In his public life as senator Ninoy was unstoppable in his quest for the presidency. In a frat alumni meeting held at Wack Wack with the Laurels, President Marcos and his nemesis Ninoy Aquino, both brods, were brought together to smoke the peace pipe as it were. But this did not stop Ninoy in the Senate from delivering his scathing speeches about the Marcos administration. Marcos had his turn during martial law and, after seven years of detaining Ninoy, banished his brod to the US. The frat was divided into pros and antis.

His audacious return to the Philippines under the name of Marcial Bonifacio (in a passport issued by a brod in Taipeh), we all thought, was in character—from the time he would ride along in a US bomber raiding enemy positions near the Yalu on the Korean-Chinese border, to his adventures in Indonesia affairs or in Huk-controlled Central Luzon, his relentless attacks on the Marcos regime, enduring seven years of prison and going on a hunger strike, to that moment of truth when he left his family in the US and finally boarded the plane from Taipeh back to the Philippines.

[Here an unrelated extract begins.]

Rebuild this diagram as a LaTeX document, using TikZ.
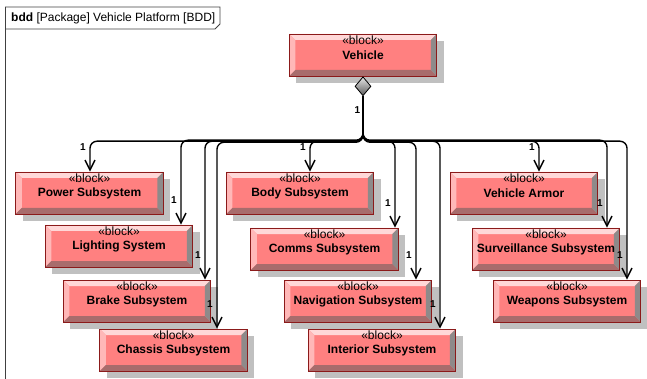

His death or his martyrdom is still shrouded with mystery (and so is the death of his brod, Col. Baltazar Aguirre, killed in his car rammed by a truck reportedly owned by a military intelligence chief; the colonel was said to have a line to Ninoy). When will it all be known?

But as what Ninoy would have quoted, “There are more things in heaven and earth, Horatio, than are dreamt of in your philosophy.” I remember this quote from one of his dispatches on the Korean War.